$f:[a,\infty[\to \mathbb{R},0< a\leq 1$ continuous, let $a_n = f(n)$. Show that $\sum_{n=1}^{\infty} a_n$ is convergent iff $\int^{\infty}_{a}f(x)dx$ is convergent.
My notation: $P = \bigcup_{i=0}^n ]t_{i-1},t_i[$ a partition of $[a,\infty[$
$m_i=\inf\{f(u)|u\in [a,\infty[\}$
$M_i=\sup\{f(u)|u\in [a,\infty[\}$
$s(f,P)=\sum_{i=0}^n m_i(t_i-t_{i-1})$
$S(f,P)=\sum_{i=0}^n M_i(t_i-t_{i-1})$
The integral I'm using is Riemann's integral. My idea was to consider a partition $P = \bigcup I_i$ of $[a,\infty[$ such that $|I_i|=1$, that way $\sum_{n=1}^\infty f(n)\leq S(f,P)$, so I could use that to make the integral be bounded by some expression with the series.
The problem is the integral might be greater than the series, and then I don't know how to bound it. Is this attempt going to lead to any results or is there another way to prove this convergence? And if this way is good, can anyone hint me a way to bound the integral?
Edit: Thanks to @Openball I know that f also must be decreasing and not negative. In the case it is decreasing and not negative, any ideas?

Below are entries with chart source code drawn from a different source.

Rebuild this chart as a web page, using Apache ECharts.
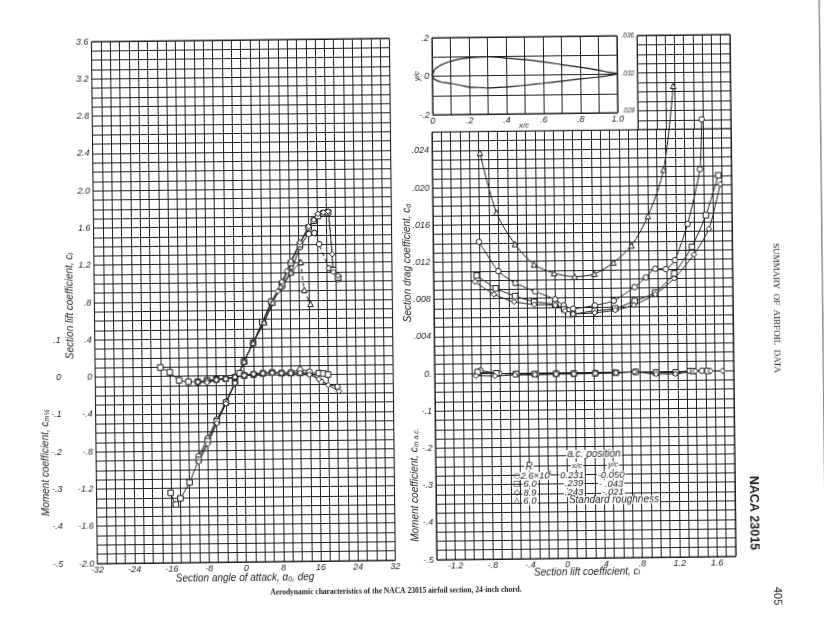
<!DOCTYPE html>
<html><head><meta charset="utf-8">
<style>html,body{margin:0;padding:0;background:#fff;overflow:hidden}#c{width:824px;height:636px;transform:rotate(-0.65deg);transform-origin:412px 318px}</style>
<script src="https://cdn.jsdelivr.net/npm/echarts@6/dist/echarts.min.js"></script>
</head><body><div id="c"></div>
<script>
// ---- left panel: section angle of attack vs. lift coefficient ----
const liftCircle=[[-10,-.86],[-8,-.67],[-6,-.47],[-4,-.28],[-2,-.07],[0,.15],[2,.35],[4,.56],[6,.77],[8.4,.95],[10.3,1.1],[12.3,1.37],[14.2,1.51],[15.4,1.52]];
const liftCircleStall=[[15.4,1.52],[16.4,1.4],[18.5,1.14],[20.4,1.02]];
const liftSquare=[[-16.1,-1.25],[-15,-1.375],[-14,-1.31],[-12,-1.14],[-10,-.9],[-8,-.7],[-6,-.49],[-4,-.29],[-2,-.08],[0,.15],[2,.35],[4,.57],[6,.79],[8.3,.98],[10.3,1.2],[12.3,1.4],[14.2,1.58],[15.3,1.65],[16.2,1.7],[17.4,1.73]];
const liftSquareStall=[[17.4,1.73],[18.4,1.74],[19.4,1.12],[20.4,1.04]];
const liftDiamond=[[-10,-.92],[-8,-.73],[-6,-.51],[-4,-.3],[-2,-.08],[0,.15],[2,.35],[4.4,.57],[6.4,.79],[7.4,.9],[8.3,1],[9.4,1.115],[10.3,1.22],[12.3,1.42],[14.2,1.59],[15.3,1.66],[16.2,1.725],[17.4,1.74],[18.4,1.75]];
const liftDiamondStall=[[18.4,1.75],[19.2,1.29],[19.4,1.1],[20.4,1.06]];
const liftRough=[[0,.15],[2,.35],[4.4,.57],[6.3,.78],[8,.95],[10.3,1.1],[12.4,1.21]];
const liftRoughStall=[[12.4,1.21],[13.1,.91],[14.4,.76]];
const momentSquareAlpha=[[-18,.024],[-16,.011],[-14,-.011],[-12,-.015],[-10,-.015],[-8,-.012],[-6,-.01],[-4,-.008],[-2,-.004],[-1,.006],[0,0],[2,.002],[4,.005],[6,.007],[8,.005],[10,.005],[12,.005],[14,.004],[16,.004],[17,.003],[18,0]];
const momentCircleAlpha=[[-10,-.017],[-8,-.015],[-6,-.011],[-4,-.008],[-2,-.004],[0,.001],[2,.004],[4,.006],[6,.007],[8,.006],[10,.007],[12,.014],[14,.008],[16.5,-.019],[20,-.033]];
const momentDiamondAlpha=[[-10,-.016],[-8,-.018],[-6,-.011],[-4,-.009],[-2,-.004],[0,0],[2,.004],[4,.005],[6,.006],[8,.005],[10,.004],[12,.005],[14,0],[16,-.012],[18,-.028],[20.3,-.045]];
// ---- right panel: lift coefficient vs. drag coefficient ----
const dragCircle=[[-.909,.01405],[-.706,.01088],[-.525,.00958],[-.315,.00866],[-.102,.00778],[-.01,.00713],[.09,.00676],[.322,.00709],[.526,.00757],[.75,.00901],[.872,.01003],[.973,.01095],[1.087,.0109],[1.185,.01185],[1.325,.0157],[1.464,.02157],[1.488,.02693]];
const dragSquare=[[-.938,.01045],[-.736,.00904],[-.53,.00819],[-.327,.00756],[-.102,.00725],[-.007,.00671],[.039,.00616],[.089,.00618],[.321,.00652],[.54,.00674],[.748,.00751],[.97,.00838],[1.176,.01042],[1.369,.01326],[1.522,.01663],[1.66,.0209]];
const dragDiamond=[[-.957,.00977],[-.755,.00839],[-.541,.00758],[-.326,.00726],[-.102,.00714],[0,.00655],[.089,.00619],[.32,.0063],[.54,.00656],[.74,.00708],[.97,.0082],[1.176,.00989],[1.39,.01243],[1.553,.01516],[1.68,.01995]];
const dragRough=[[-.888,.0236],[-.72,.01717],[-.524,.01376],[-.323,.01156],[-.11,.0106],[.111,.0102],[.322,.01048],[.527,.01167],[.722,.01347],[.901,.0166],[1.075,.02158],[1.188,.03054]];
const momentCircleLift=[[-.91,.006],[-.71,-.002],[-.52,-.004],[-.31,-.005],[-.1,-.005],[.09,-.005],[.32,-.004],[.53,-.003],[.75,-.002],[.97,-.004],[1.18,-.004],[1.33,-.001],[1.46,-.001]];
const momentSquareLift=[[-.94,.002],[-.74,-.002],[-.53,-.004],[-.33,-.005],[-.1,-.005],[.09,-.005],[.32,-.005],[.54,-.004],[.75,-.002],[.97,-.005],[1.18,-.005],[1.37,-.002],[1.52,-.002]];
const momentDiamondLift=[[-.957,-.008],[-.755,-.009],[-.54,-.007],[-.326,-.007],[-.1,-.006],[.09,-.006],[.32,-.005],[.54,-.004],[.74,-.002],[.97,-.009],[1.176,-.009],[1.39,-.002],[1.553,-.002],[1.68,-.002]];
// ---- inset: airfoil section ----
const airfoilUpper=[[0,0],[.0125,.0334],[.025,.0444],[.05,.0589],[.075,.069],[.1,.0764],[.15,.0875],[.2,.0936],[.25,.097],[.3,.098],[.4,.0902],[.5,.0812],[.6,.068],[.7,.053],[.8,.038],[.9,.021],[.95,.011],[1,.002]];
const airfoilLower=[[1,.002],[.95,-.007],[.9,-.013],[.8,-.023],[.7,-.033],[.6,-.043],[.5,-.052],[.4,-.06],[.3,-.064],[.25,-.061],[.2,-.059],[.15,-.048],[.1,-.039],[.075,-.034],[.05,-.031],[.025,-.0225],[.0125,-.0154],[0,0]];

const INK='#1c1c1c', GRID='#1e1e1e';
const FONT='"Liberation Sans"';
const TICK=9;
const S=Math.sin(0.65*Math.PI/180);
// reference-page position -> position on the slightly turned sheet
const at=(x,y)=>[x-(y-318)*S, y+(x-412)*S];
const dec=(v,d)=>{ if(Math.abs(v)<1e-9) return '0'; return (v<0?'-':'')+Math.abs(v).toFixed(d).replace(/^0/,''); };
const lab=(size,margin)=>({show:true,fontFamily:FONT,fontStyle:'italic',fontSize:size,color:INK,margin:margin});
const split={show:true,lineStyle:{color:GRID,width:1}};
const off={show:false};
function axis(min,max,interval,fmt,size,extra,margin){
  return Object.assign({type:'value',min,max,interval,axisLine:off,axisTick:off,
    splitLine:split,axisLabel:fmt?Object.assign(lab(size,margin===undefined?4:margin),{formatter:fmt}):off},extra||{});
}
const hidden=(min,max,gridIndex)=>({type:'value',gridIndex,min,max,show:false,splitLine:off});
const every=(n,f)=>v=>{const k=Math.round(v*10);return k%n===0?f(v):'';};

const xAxis=[
  axis(-32,32,2,v=>Math.round(v)%8===0?String(Math.round(v)):'',TICK,{gridIndex:0},2),
  axis(-1.4,1.8,.1,every(4,v=>dec(v,1)),TICK,{gridIndex:1},2),
  axis(.8,1.8,.1,null,0,{gridIndex:2}),
  axis(0,1,.1,every(2,v=>Math.abs(v-1)<1e-9?'1.0':dec(v,1)),TICK,{gridIndex:3},2),
  hidden(-1.4,1.8,4)
];
const yAxis=[
  axis(-2,3.6,.1,every(4,v=>dec(v,1)),TICK,{gridIndex:0},3),
  {type:'value',gridIndex:0,position:'left',offset:30,min:-.5,max:.9,interval:.1,axisLine:off,axisTick:off,splitLine:off,
    axisLabel:Object.assign(lab(TICK,4),{formatter:v=>v>.11?'':dec(v,1)})},
  axis(-.02,.026,.001,v=>{const k=Math.round(v*1000);if(k%4!==0)return '';if(k===0)return '0.';return k>0?dec(v,3):dec(v*25,1);},TICK,{gridIndex:1},3),
  axis(.026,.036,.001,v=>{const k=Math.round(v*1000);return k%4===0?dec(v,3):'';},6.5,{gridIndex:2},3),
  axis(-.2,.2,.1,v=>Math.round(v*10)%2===0?dec(v,1):'',TICK,{gridIndex:3},3),
  hidden(-.02,.036,4),
  hidden(-.5,.9,4)
];
const grid=[
  {left:94.6,top:38,width:298,height:522},
  {left:434,top:132.3,width:299,height:427.7},
  {left:640.2,top:38,width:92.8,height:94.3},
  {left:435,top:38,width:185,height:77},
  {left:434,top:38,width:299,height:522}
].map(g=>Object.assign(g,{show:true,borderColor:INK,borderWidth:1,containLabel:false,backgroundColor:'transparent'}));
grid[4].show=false;

const mark=(name,data,symbol,x,y,o)=>Object.assign({type:'line',name,data,symbol,symbolSize:5.5,xAxisIndex:x,yAxisIndex:y,clip:false,
  showSymbol:true,animation:false,smooth:.2,z:5,lineStyle:{color:INK,width:1},itemStyle:{color:'#fff',borderColor:INK,borderWidth:1}},o||{});
const stall=(name,data,symbol)=>mark(name,data,symbol,0,0,{lineStyle:{color:INK,width:1,type:[4,3]}});

const series=[
  mark('lift 2.6',liftCircle,'circle',0,0),stall('lift 2.6 stall',liftCircleStall,'circle'),
  mark('lift 6.0',liftSquare,'rect',0,0),stall('lift 6.0 stall',liftSquareStall,'rect'),
  mark('lift 8.9',liftDiamond,'diamond',0,0),stall('lift 8.9 stall',liftDiamondStall,'diamond'),
  mark('lift rough',liftRough,'triangle',0,0),stall('lift rough stall',liftRoughStall,'triangle'),
  mark('cm 6.0',momentSquareAlpha,'rect',0,1),
  mark('cm 2.6',momentCircleAlpha,'circle',0,1),
  mark('cm 8.9',momentDiamondAlpha,'diamond',0,1),
  mark('cd 2.6',dragCircle,'circle',4,5),
  mark('cd 6.0',dragSquare,'rect',4,5),
  mark('cd 8.9',dragDiamond,'diamond',4,5),
  mark('cd rough',dragRough,'triangle',4,5,{smooth:.3}),
  mark('cmac 2.6',momentCircleLift,'circle',4,6),
  mark('cmac 6.0',momentSquareLift,'rect',4,6),
  mark('cmac 8.9',momentDiamondLift,'diamond',4,6),
  mark('airfoil',airfoilUpper.concat(airfoilLower.slice(1)),'none',3,4,{smooth:.4,lineStyle:{color:INK,width:1.2}})
];

const sty=(size)=>({fontFamily:FONT,fontStyle:'italic',fontSize:size,fill:INK});
const richSub={s:{fontFamily:FONT,fontStyle:'italic',fontSize:7,fill:INK,verticalAlign:'bottom'}};
function text(t,x,y,opt){
  opt=opt||{};
  const p=at(x,y);
  return {type:'text',x:p[0],y:p[1],rotation:opt.rot||0,z:opt.z||1,
    style:Object.assign(sty(opt.size||10),{text:t,align:opt.align||'center',verticalAlign:'middle',rich:richSub},opt.style||{})};
}
const UP=Math.PI/2, DOWN=-Math.PI/2;
const plate={backgroundColor:'#fff',padding:[0,1,0,1],lineHeight:8};
const keyGlyph={fontFamily:'"DejaVu Sans"',fontStyle:'normal',fontWeight:'bold'};
const SERIF='"Liberation Serif"';
const graphic=[
  text('Section lift coefficient, c{s|l}',70,306,{rot:UP}),
  text('Moment coefficient, c{s|m¼}',46,463,{rot:UP}),
  text('Section angle of attack, \u03B1{s|0}, deg',245,578),
  text('Section drag coefficient, c{s|d}',408,263,{rot:UP}),
  text('Moment coefficient, c{s|m a.c.}',415,485,{rot:UP}),
  text('Section lift coefficient, c{s|l}',587,572),
  text('y/c',417,76,{rot:UP,size:8}),
  text('x/c',524,126,{size:8}),
  text('a.c. position',594,454,{z:6,style:plate}),
  text('R',529,467,{z:6,style:plate}),
  text('x/c',577,466,{z:6,size:8,style:plate}),
  text('y/c',613,465,{z:6,size:8,style:plate}),
  text('\u25CB',517,476,{z:7,size:8,style:keyGlyph}),
  text('2.6\u00D710',535,476,{z:6,size:9.5,style:plate}),
  text('6',550,473,{z:7,size:5}),
  text('0.231',572,476,{z:6,size:9.5,style:plate}),
  text('-0.050',611,475,{z:6,size:9.5,style:plate}),
  text('\u25A1',517,484,{z:7,size:8,style:keyGlyph}),
  text('6.0',530,484,{z:6,size:9.5,style:plate}),
  text('.239',574,484,{z:6,size:9.5,style:plate}),
  text('- .043',611,484,{z:6,size:9.5,style:plate}),
  text('\u25C7',517,493,{z:7,size:8,style:keyGlyph}),
  text('8.9',530,493,{z:6,size:9.5,style:plate}),
  text('.243',574,493,{z:6,size:9.5,style:plate}),
  text('-.021',613,492,{z:6,size:9.5,style:plate}),
  text('\u25B3',517,501,{z:7,size:8,style:keyGlyph}),
  text('6.0',530,501,{z:6,size:9.5,style:plate}),
  text('Standard roughness',614,500,{z:6,style:plate}),
  text('Aerodynamic characteristics of the NACA 23015 airfoil section, 24-inch chord.',396,591,{size:7.5,style:{fontFamily:SERIF,fontStyle:'normal',fontWeight:'bold'}}),
  text('SUMMARY  OF  AIRFOIL  DATA',776,308,{rot:DOWN,size:9,style:{fontFamily:SERIF,fontStyle:'normal'}}),
  text('NACA 23015',754,513,{rot:DOWN,size:12.5,style:{fontFamily:FONT,fontStyle:'normal',fontWeight:'bold'}}),
  text('405',777,596,{rot:DOWN,size:11,style:{fontFamily:FONT,fontStyle:'normal'}}),
  {type:'rect',z:1,shape:{x:822,y:-5,width:1.5,height:646},style:{fill:'#8a8a8a'}}
];

const chart=echarts.init(document.getElementById('c'),null,{renderer:'canvas'});
chart.setOption({animation:false,backgroundColor:'#fff',grid,xAxis,yAxis,series,graphic});
</script></body></html>
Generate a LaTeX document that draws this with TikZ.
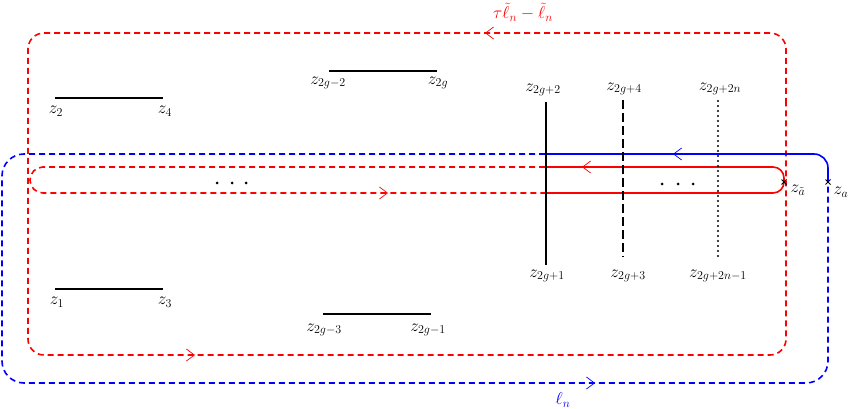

My line of thought now was:
Suppose $\sum_{n=1}^\infty f(n)=A \in \mathbb{R}$.
Now $\int_1^\infty f(x) dx = \lim_{u \to \infty} F(u)-F(1)$.
$\phi(u) = F(u)-F(1) = \sum_{i=1}^{u-1}F(i+1)-F(i)$.
$\phi'(u) = F'(u)-F'(1) = \sum_{i=1}^{u-1}F'(i+1)-F'(i)$
but then I lost myself again. Any ideas or somewhere I can find this demonstration?